Stress-Free Scott Shares Lead

By Sports NetworkNovember 3, 2006, 5:00 pm
2006 The TOUR Championship presented by Coca-ColaATLANTA -- Joe Durant played his way into The TOUR Championship with a six-week run of spectacular golf.
He needs it to last two more days.
'I'm just trying to stay out of my own way right now and not wake up for a little while longer,' Durant said Friday after shooting another 2-under 68 to remain tied for the lead at East Lake Golf Club.
Retief Goosen
Overnight co-leader Retief Goosen shot 1-over 71 Friday to fall three back.
Durant saved par from a bunker at the tough, par-3 18th for the second day in a row and ended atop the leaderboard alongside Australian Adam Scott at 4-under-par 136.
With a win and three other top-5 finishes in his last four starts, Durant made it to 23rd on the PGA TOUR money list to earn his berth in the PGA TOUR's final event.
'Two more days and I can have a nice offseason,' said Durant, whose title at the Funai Classic two weeks ago was his first in five years.
Scott fired a 3-under 67, just missing a long putt at 18 that would have given him the outright lead. He and Durant are three shots ahead of Retief Goosen, Stuart Appleby, Trevor Immelman and Brett Quigley.
Durant shared the first-round lead with Goosen after a cold, blustery Thursday that saw scores skyrocket among some of golf's biggest names. Playing in the final pairing with the two-time U.S. Open winner on Friday, Durant more than held his own.
After making a bogey at the par-3 second, Durant posted birdies at Nos. 4, 7 and 9 to make the turn tied with Scott at 4 under.
'I was kind of tentative starting out,' Durant said. 'I don't know why I felt nervous today, but I kind of did starting out. After I birdied No. 4 I kind of settled down and got into a rhythm.'
Durant drained a 17-foot birdie putt at the 12th to take a brief one-shot lead on Scott, then fell back into a tie when he made bogey from a fairway bunker at the 13th.

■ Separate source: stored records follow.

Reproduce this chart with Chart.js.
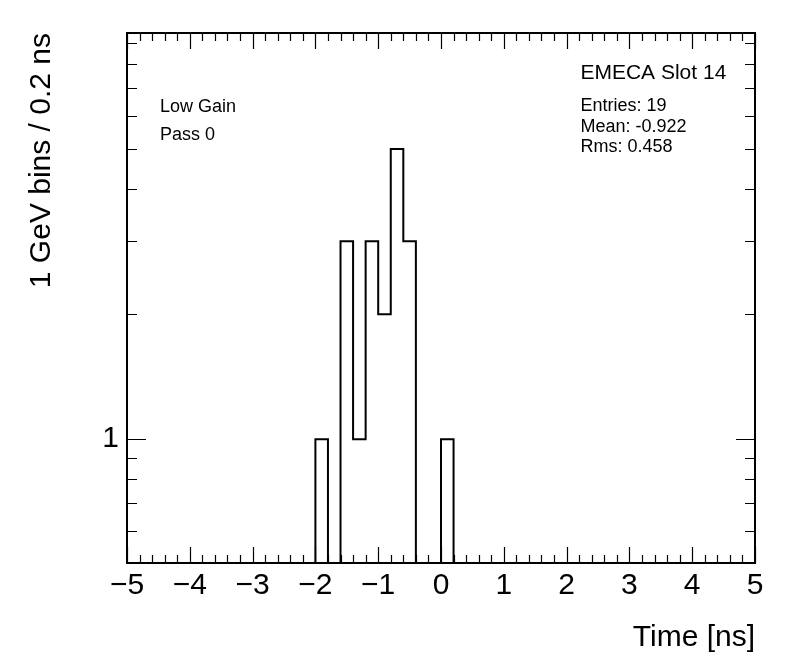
<!DOCTYPE html>
<html><head><meta charset="utf-8">
<script src="https://cdn.jsdelivr.net/npm/chart.js@4/dist/chart.umd.min.js"></script>
<style>html,body{margin:0;padding:0;background:#fff;} canvas{display:block;}</style>
</head><body>
<canvas id="c" width="796" height="672"></canvas>
<script>
// ---- data ----
const binWidth = 0.2;                       // ns per bin
const binLow = [-2.0, -1.8, -1.6, -1.4, -1.2, -1.0, -0.8, -0.6, -0.4, -0.2, 0.0];
const counts = [1, 0, 3, 1, 3, 2, 5, 3, 0, 0, 1];
const xRange = [-5, 5];
const yRange = [0.503, 9.52];
const xTickLabels = [-5, -4, -3, -2, -1, 0, 1, 2, 3, 4, 5];
const xMinorPerMajor = 5;
const yTickLabels = [1];
const yMinorTicks = [0.6, 0.7, 0.8, 0.9, 2, 3, 4, 5, 6, 7, 8, 9];
const xTitle = 'Time [ns]';
const yTitle = '1 GeV bins / 0.2 ns';
const histTitle = 'EMECA Slot 14';
const statsLines = ['Entries: 19', 'Mean: -0.922', 'Rms: 0.458'];
const infoLines = ['Low Gain', 'Pass 0'];

const FONT = '"Liberation Sans", Arial, Helvetica, sans-serif';

// histogram outline points (value held from bin low edge to next edge)
const pts = [{x: xRange[0], y: yRange[0]}];
binLow.forEach((lo, i) => pts.push({x: lo, y: counts[i] > 0 ? counts[i] : yRange[0]}));
pts.push({x: binLow[binLow.length - 1] + binWidth, y: yRange[0]});
pts.push({x: xRange[1], y: yRange[0]});

const minus = v => v < 0 ? '\u2212' + Math.abs(v) : String(v);

const framePlugin = {
  id: 'rootFrame',
  afterDatasetsDraw(chart) {
    const {ctx, chartArea: a, scales: {x, y}} = chart;
    ctx.save();
    ctx.strokeStyle = '#000';
    ctx.lineWidth = 1.2;
    ctx.beginPath();
    // x ticks (bottom and top), inward
    for (let i = 0; i < xTickLabels.length; i++) {
      const v = xTickLabels[i];
      const px = Math.round(x.getPixelForValue(v)) + 0.5;
      ctx.moveTo(px, a.bottom); ctx.lineTo(px, a.bottom - 16);
      ctx.moveTo(px, a.top); ctx.lineTo(px, a.top + 16);
      if (i < xTickLabels.length - 1) {
        const step = (xTickLabels[i + 1] - v) / xMinorPerMajor;
        for (let k = 1; k < xMinorPerMajor; k++) {
          const mx = Math.round(x.getPixelForValue(v + k * step)) + 0.5;
          ctx.moveTo(mx, a.bottom); ctx.lineTo(mx, a.bottom - 8);
          ctx.moveTo(mx, a.top); ctx.lineTo(mx, a.top + 8);
        }
      }
    }
    // y ticks (left and right), inward
    yTickLabels.forEach(v => {
      const py = Math.round(y.getPixelForValue(v)) + 0.5;
      ctx.moveTo(a.left, py); ctx.lineTo(a.left + 19, py);
      ctx.moveTo(a.right, py); ctx.lineTo(a.right - 19, py);
    });
    yMinorTicks.forEach(v => {
      const py = Math.round(y.getPixelForValue(v)) + 0.5;
      ctx.moveTo(a.left, py); ctx.lineTo(a.left + 10, py);
      ctx.moveTo(a.right, py); ctx.lineTo(a.right - 10, py);
    });
    ctx.stroke();
    ctx.lineWidth = 2;
    ctx.strokeRect(a.left, a.top, a.right - a.left, a.bottom - a.top);

    // texts
    ctx.fillStyle = '#000';
    ctx.textBaseline = 'middle';
    ctx.textAlign = 'left';
    const W = a.right - a.left, H = a.bottom - a.top;
    ctx.font = '21px ' + FONT;
    ctx.fillText(histTitle, a.left + W * 0.722, a.top + H * 0.0755);
    ctx.font = '18px ' + FONT;
    statsLines.forEach((t, i) => ctx.fillText(t, a.left + W * 0.722, a.top + H * 0.138 + i * 20.5));
    infoLines.forEach((t, i) => ctx.fillText(t, a.left + W * 0.0525, a.top + H * 0.14 + i * 28));
    ctx.restore();
  }
};

new Chart(document.getElementById('c'), {
  type: 'line',
  data: {
    datasets: [{
      data: pts,
      stepped: true,
      borderColor: '#000',
      borderWidth: 2,
      borderJoinStyle: 'miter',
      borderCapStyle: 'butt',
      pointRadius: 0,
      fill: false,
      tension: 0
    }]
  },
  options: {
    responsive: false,
    animation: false,
    layout: {padding: {top: 33, right: 41, left: 0, bottom: 0}},
    plugins: {legend: {display: false}, tooltip: {enabled: false}},
    scales: {
      x: {
        type: 'linear', min: xRange[0], max: xRange[1],
        grid: {display: false, drawTicks: false},
        border: {display: false},
        afterBuildTicks: s => { s.ticks = xTickLabels.map(v => ({value: v})); },
        afterFit: s => { s.height = 109; },
        ticks: {
          autoSkip: false, maxRotation: 0, padding: 5, color: '#000',
          font: {family: FONT, size: 30},
          callback: v => minus(v)
        },
        title: {
          display: true, text: xTitle, align: 'end', color: '#000',
          font: {family: FONT, size: 30}, padding: {top: 0, bottom: 16}
        }
      },
      y: {
        type: 'logarithmic', min: yRange[0], max: yRange[1],
        grid: {display: false, drawTicks: false},
        border: {display: false},
        afterBuildTicks: s => { s.ticks = yTickLabels.map(v => ({value: v})); },
        afterFit: s => { s.width = 127; },
        ticks: {
          autoSkip: false, padding: 8, color: '#000',
          font: {family: FONT, size: 30},
          callback: v => String(v)
        },
        title: {
          display: true, text: yTitle, align: 'end', color: '#000',
          font: {family: FONT, size: 30}, padding: {top: 24, bottom: 0}
        }
      }
    }
  },
  plugins: [framePlugin]
});
</script>
</body></html>
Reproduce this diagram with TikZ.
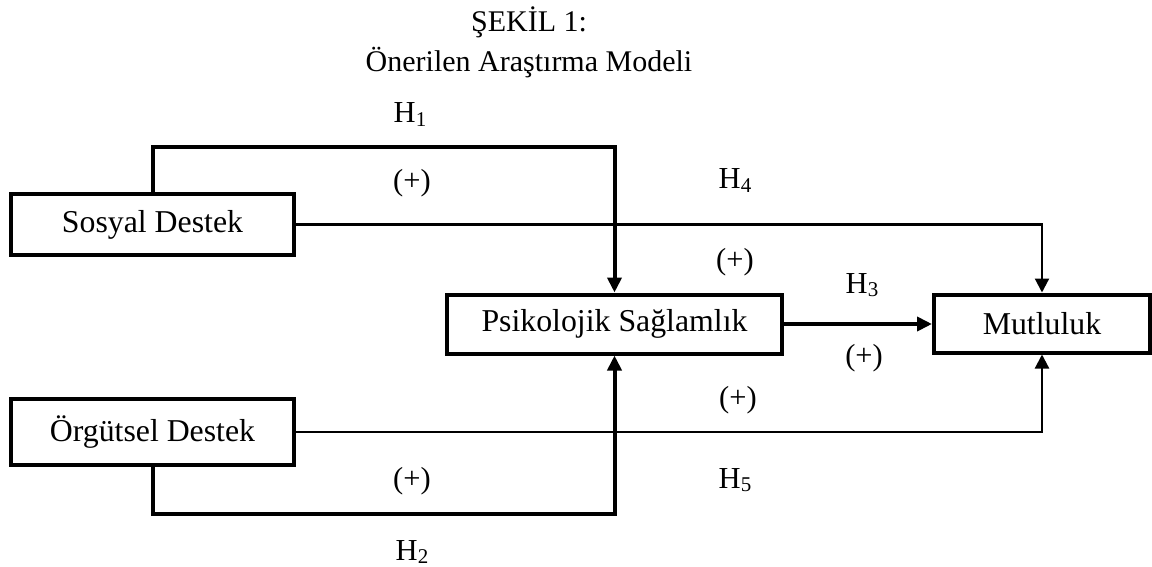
\documentclass[tikz,border=0pt]{standalone}
\usepackage{fontspec}
\setmainfont{Liberation Serif}
\usetikzlibrary{arrows.meta}
% hypothesis label: H with a lowered digit
\newcommand\hyp[1]{H\raisebox{-0.1em}{\fontsize{21}{21}\selectfont #1}}
\begin{document}
\begin{tikzpicture}[x=1pt,y=-1pt,
  box/.style={draw,line width=4pt,inner sep=0pt,
    font=\fontsize{31.8}{36}\selectfont},
  lab/.style={inner sep=0pt,font=\fontsize{30.5}{34}\selectfont},
  ttl/.style={inner sep=0pt,anchor=base,font=\fontsize{30}{34}\selectfont},
  strong/.style={line width=4pt,-{Triangle[length=15pt,width=14pt]}},
  weak/.style={line width=2.2pt,-{Triangle[length=14pt,width=14pt]}}]
\useasboundingbox (0,0) rectangle (1152,567);

% title
\node[ttl] (t1) at (529,32) {ŞEKİL 1:};
\node[ttl] (t2) at (529,72) {Önerilen Araştırma Modeli};

% constructs
\node[box,minimum width=283pt,minimum height=61pt] (sos) at (152.5,224.5) {Sosyal Destek};
\node[box,minimum width=283pt,minimum height=66pt] (org) at (152.5,432) {Örgütsel Destek};
\node[box,minimum width=335pt,minimum height=59pt] (psi) at (614.5,324) {Psikolojik Sağlamlık};
\node[box,minimum width=216pt,minimum height=58pt] (mut) at (1042,323.5) {Mutluluk};

% bends of the H1 and H2 paths
\coordinate (c1) at (614.5,147);
\coordinate (c2) at (614.5,514);

% paths
\draw[strong] (sos.north) |- (c1) -- (psi.north);
\draw[strong] (org.south) |- (c2) -- (psi.south);
\draw[strong] (psi.east) -- (psi.east -| mut.west);
\draw[weak] (sos.east) -| (mut.north);
\draw[weak] (org.east) -| (mut.south);

% path labels
\node[lab,anchor=base] (h1) at (410,123) {\hyp{1}};
\node[lab] (p1) at (412,183) {(+)};
\node[lab,anchor=base] (h4) at (735,189) {\hyp{4}};
\node[lab] (p4) at (735,262) {(+)};
\node[lab,anchor=base] (h3) at (862,293) {\hyp{3}};
\node[lab] (p3) at (864,358) {(+)};
\node[lab] (p5) at (738,400) {(+)};
\node[lab,anchor=base] (h5) at (735,488) {\hyp{5}};
\node[lab] (p2) at (412,481) {(+)};
\node[lab,anchor=base] (h2) at (412,560) {\hyp{2}};
\end{tikzpicture}
\end{document}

The key to his round was a series of saved pars on the final five holes, including one from the rough at the par-5 15th, and a pair of two-putts from 30 feet at the 16th and 17th holes.
Then, at the 18th, Durant found the same bunker he had on Thursday. From 35 yards away, he chipped within 9 feet and made the par putt to remain tied with Scott, who was already in the clubhouse.
'That's a very difficult hole for me,' Durant said, 'because I'm right in between clubs -- a 5-wood's too much and a 3-iron is just not enough. I am lucky to have made two pars from that bunker.'
Scott, who hasn't won since 2004, had four birdies on the front nine. He made a 6-foot birdie putt at the ninth that put him at 5 under and in sole possession of the lead, but gave that shot back when he made bogey from a bunker at the 10th.
A series of frustrating putts -- a 12-footer at the 17th lipped out, an impressive 33-foot try at the 18th just missed -- left Scott with disappointing pars, but in good position heading to the weekend.
'I hit good putts,' he said, 'but they were obviously just slight misreads.'
One thing is sure this week: East Lake, home of Bobby Jones, is playing like a U.S. Open course. Grinding it out for pars just might get the job done.
'When you don't drop shots, it makes life a lot easier out there,' said Scott, who ranks fourth in driving accuracy and third in greens in regulation. 'I think the key to that around here is getting in the fairway off the tee.'
For Durant, who is tops in putting, the key has been to find a way to make the intermediate putts.
'That's really been the difference,' he said, 'the 4-to-10-foot range putt that I've been making.'
Among the remaining pack, several players took their shots at the lead Friday.
Goosen, the 2004 champion, led by one after an eight-foot birdie at No. 3. But he was done in by a pair of bogeys, including a three-putt disaster at the par-5 15th. He shot a 1-over 71 to end alongside Appleby, fellow South African Immelman and Quigley at 1-under 139.
The highlight of Appleby's round was a chip-in birdie from 60 feet at the 15th. The Australian had five birdies, three bogeys and a double-bogey in a round of 70.
Immelman shot a 4-under 66 and earned his share of third place with three birdies on his final five holes, including one from 22 feet at the tough 18th.
Quigley's round was less up-and-down than the others, a steady 2-under 68 that featured two birdies and 16 pars.
World No. 2 Jim Furyk -- the only top-three golfer in the field after Tiger Woods and Phil Mickelson opted out -- shot a 1-over 71 to fall from a tie for third into a tie for seventh place.
He was joined at even-par 140 by Luke Donald (67) and Zack Johnson (69).
Vijay Singh, the 2002 winner, had a 2-over 72 and shares 10th place with Arron Oberholser (70) and Tom Pernice, Jr. (72) at 141.